PARIS (AP) Heading into the French Open, there appeared to be reasons to wonder whether Rafael Nadal would leave Roland Garros as the champion yet again.

There were the three losses on clay, including one last month to Novak Djokovic.

There was the aching back that hampered Nadal during a loss in the Australian Open final in January - and, it turned out, flared up again in Paris.

And there was the question of whether Nadal could keep up his near-perfection at the French Open, a tournament he has dominated the way no man ever has dominated any of tennis' Grand Slams.

In the end, none of it mattered. Nadal beat Djokovic 3-6, 7-5, 6-2, 6-4 in Sunday's final to improve to 66-1 at Roland Garros, including 35 wins in a row. Nadal owns nine French Open titles, the last five in a row.

"Today, the tennis gives me back what happened in Australia," Nadal said. "For me, playing here in Roland Garros is just unforgettable, forever."

Here are five things we learned during the 2014 French Open:

NADAL'S PLACE IN HISTORY: It was only a dozen years ago, at the 2002 U.S. Open, that Pete Sampras won his record 14th Grand Slam title. At the time, no one else had more than 12. The next year, Roger Federer won the first of what are now 17 majors. Now Nadal has raised his total to 14 - less than a week after his 28th birthday, so there is time to add to it. He is about two months older than Federer was when he got No. 14.

DJOKOVIC'S CAREER SLAM: Once more, Djokovic came close to joining Federer and Nadal as an owner of a career Grand Slam. And once more, Djokovic ran into Nadal. Djokovic is 0-6 against Nadal at the French Open, including losses in the 2012 final and 2013 semifinals. Federer went through something similar - he lost to Nadal in Paris in the 2005 semifinals and every final from 2006-08, before finally getting his French Open title in 2009, after Nadal lost to Robin Soderling in the fourth round. Maybe Djokovic just needs a little help, too. "He deserves to win this tournament," Nadal said. "I am sure he will do it in the future."

THE BIG 2: Nadal and Djokovic are separating themselves from the other two members of the Big 4, Federer and Andy Murray. Federer, 32, has lost before the quarterfinals at three of the last four majors. Murray made the French Open semifinals, but was overwhelmed by Nadal 6-3, 6-2, 6-1. Setting his sights on a title defense at Wimbledon starting June 23, Murray made a groundbreaking choice for his new coach, hiring former women's No. 1 Amelie Mauresmo.
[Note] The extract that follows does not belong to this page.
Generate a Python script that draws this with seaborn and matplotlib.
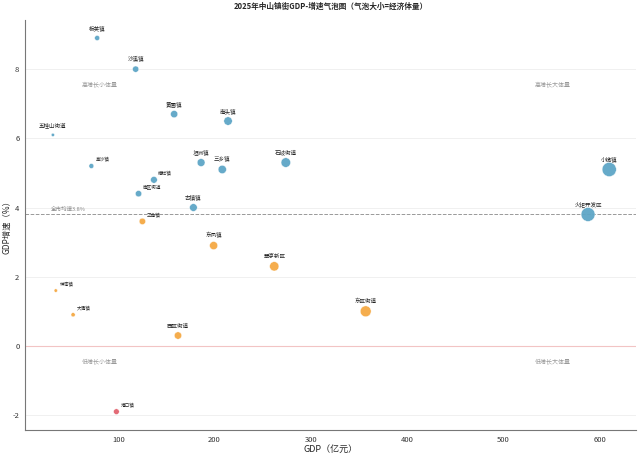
import matplotlib
matplotlib.use("Agg")
import matplotlib.pyplot as plt
import seaborn as sns
import pandas as pd

towns = ["板芙镇", "沙溪镇", "黄圃镇", "南头镇", "五桂山街道", "阜沙镇", "坦洲镇", "三乡镇",
         "石岐街道", "横栏镇", "南区街道", "古镇镇", "三角镇", "东凤镇", "翠亨新区", "神湾镇",
         "大涌镇", "西区街道", "东区街道", "港口镇", "小榄镇", "火炬开发区"]
gdp = [78, 118, 158, 214, 32, 72, 186, 208,
       274, 137, 121, 178, 125, 199, 262, 35,
       53, 162, 357, 98, 610, 588]
growth = [8.9, 8.0, 6.7, 6.5, 6.1, 5.2, 5.3, 5.1,
          5.3, 4.8, 4.4, 4.0, 3.6, 2.9, 2.3, 1.6,
          0.9, 0.3, 1.0, -1.9, 5.1, 3.8]
avg_growth = 3.8
side_labels = {"阜沙镇", "横栏镇", "南区街道", "三角镇", "神湾镇", "大涌镇", "港口镇"}

df = pd.DataFrame({"town": towns, "gdp": gdp, "growth": growth})
df["group"] = ["high" if g >= avg_growth else ("low" if g >= 0 else "neg") for g in df["growth"]]

sns.set_style("white")
plt.rcParams["font.family"] = ["Noto Sans CJK SC", "DejaVu Sans"]
plt.rcParams["axes.unicode_minus"] = False

fig = plt.figure(figsize=(6.4, 4.55), dpi=100)
ax = fig.add_axes([0.039, 0.055, 0.955, 0.901])

palette = {"high": "#5ea6c6", "low": "#f5a943", "neg": "#e2636f"}
sns.scatterplot(data=df, x="gdp", y="growth", hue="group", palette=palette,
                size="gdp", sizes=(0, 104), size_norm=(0, 610),
                alpha=0.95, edgecolor="white", linewidth=0.3, legend=False, ax=ax, zorder=3)

for _, r in df.iterrows():
    if r["town"] in side_labels:
        ax.annotate(r["town"], (r["gdp"], r["growth"]), xytext=(3, 3), textcoords="offset points",
                    fontsize=3.3, ha="left", va="bottom", color="#222222")
    else:
        ax.annotate(r["town"], (r["gdp"], r["growth"]), xytext=(0, 5), textcoords="offset points",
                    fontsize=4, ha="center", va="bottom", color="#222222")

ax.axhline(avg_growth, color="#999999", linestyle="--", linewidth=0.7, zorder=1)
ax.text(30, avg_growth + 0.08, "全市均速3.8%", fontsize=4, color="#888888", va="bottom")
ax.axhline(0, color="#f2c4c4", linewidth=0.8, zorder=1)

for qx, qy, qt in [(81, 7.55, "高增长小体量"), (551, 7.55, "高增长大体量"),
                   (81, -0.45, "低增长小体量"), (551, -0.45, "低增长大体量")]:
    ax.text(qx, qy, qt, fontsize=4.3, color="#999999", ha="center", va="center")

ax.set_xlim(3, 638)
ax.set_ylim(-2.43, 9.42)
ax.set_xticks([100, 200, 300, 400, 500, 600])
ax.set_yticks([-2, 0, 2, 4, 6, 8])
ax.yaxis.grid(True, color="#eeeeee", linewidth=0.6)
ax.set_axisbelow(True)
ax.tick_params(labelsize=5.5, length=2, width=0.6, pad=2, colors="#333333")
for s in ["top", "right"]:
    ax.spines[s].set_visible(False)
for s in ["left", "bottom"]:
    ax.spines[s].set_color("#777777")
    ax.spines[s].set_linewidth(0.8)

ax.set_xlabel("GDP（亿元）", fontsize=6.5, labelpad=1)
ax.set_ylabel("GDP增速（%）", fontsize=6, labelpad=1)
ax.set_title("2025年中山镇街GDP-增速气泡图（气泡大小=经济体量）", fontsize=5.5, fontweight="bold", pad=8)

fig.savefig("out.png", dpi=100)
SHARAPOVA'S BACK: After a second-round loss at Wimbledon in 2013, Sharapova played one match the rest of the year, because her surgically repaired right shoulder acted up. Her second French Open title proves she is back - and might be ready to win a second Wimbledon trophy 10 years after her first. Sharapova still has problems serving - 12 double-faults in her 6-4, 6-7 (5), 6-4 victory over Simona Halep on Saturday - but if she can keep winning third sets at her current rate, that might not matter.

WILLIAMS AT WIMBLEDON: Serena Williams' title defense ended meekly, with a 6-2, 6-2 second-round loss to 20-year-old Garbine Muguruza, one of the up-and-comers who made an impression in Paris (Halep is 22; semifinalist Eugenie Bouchard is 20). No one reacts better to disappointment than Williams, so look out at Wimbledon.